TWIN FALLS — A man will spend at least seven years in prison after being convicted of beating a 10-year-old girl who said he was mad she did the laundry improperly.
David Herrera-Gonzalez, 32, was sentenced Monday afternoon to 7-15 years, plus court costs, fines and restitution, by Fifth District Judge Roger B. Harris.
He was convicted of three felonies stemming from an incident in February: two counts of injury to a child and aggravated battery with a deadly weapon (spiked brass knuckles). The fourth charge was a misdemeanor battery.
He faced as many as 30 years in prison on the aggravated battery charge.
Herrera-Gonzalez's victim and her mother read victim-impact statements to the court before the attorneys began their arguments.
"February 28 is a day I will never forget," the mother said. "My world was turned upside down."
The child, now 11 years old, told Harris how the abuse she endured has forever changed her.
"I have not been able to sleep peacefully due to nightmares," she said.
The girl testified in July that Gonzalez grew angry with her because she had not done the laundry correctly. He punched her in the left leg and side, leaving bruises, and then placed his fingers in her mouth, pulling on her lower jaw and tearing the flesh beneath her tongue.
Herrera-Gonzalez testified that he hit the girl because she lied and didn’t do the laundry properly, but said he didn’t hit her with brass knuckles.

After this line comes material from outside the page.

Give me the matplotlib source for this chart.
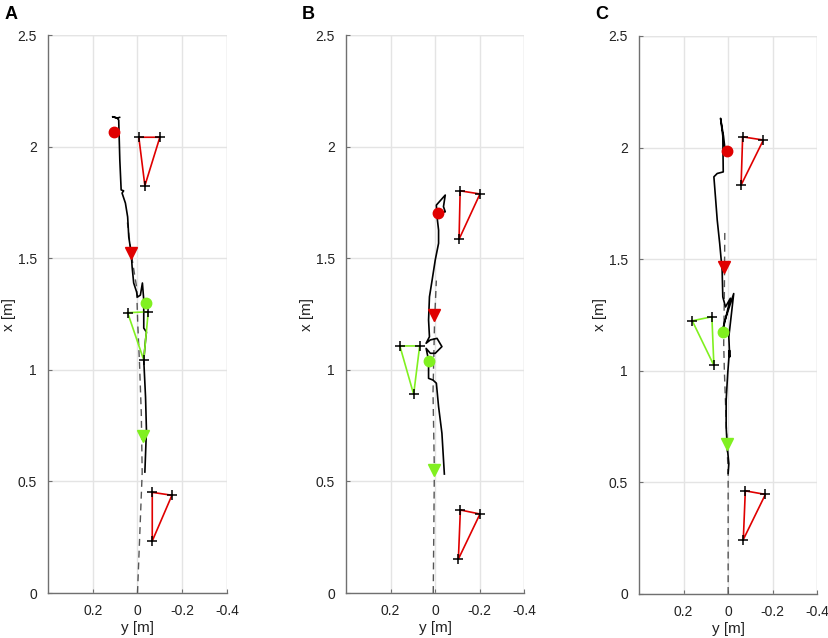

He said he hit the girl in an attempt to spank her, but struck her abdominal area and left thigh instead.
As the incident progressed, “I smacked her three times in her mouth,” Gonzalez said.
When he saw blood coming from the girl’s mouth, Gonzalez said he stepped back and told her to go to the bathroom to clean herself up.
He admitted causing the bruising and the torn flesh beneath her tongue, but denied threatening her or striking her with spiked brass knuckles.
A doctor who examined the girl 11 days after the incident said, “She was at great risk of death.”
At Monday's hearing, Deputy Prosecutor Kiel Willmore reviewed the details of the case, including Herrera-Gonzalez's criminal history dating back to 2001.
"This man is not entitled to any mercy or rehabilitation," Willmore said. "Please hold him accountable."
Daniel Brown, Herrera-Gonzalez's defense attorney, said his client made a terrible decision but noted it was his first felony as an adult.
"He's lost everything at this point," Brown said. "We throw ourselves on the court's mercy."
Herrera-Gonzalez made a statement.
"There's no justification for anything I did," he said. "My actions are not praiseworthy. It's not the way my parents brought me up."
He turned and spoke directly to his victim and her mother, offering his apology and asking forgiveness.
After a brief recess to review the information, Harris returned.
"I don't have the right words to express how wrong your actions were," he told the defendant. "Your actions were not warranted by any means.
"I hope you get the treatment you need," Harris said before adjourning.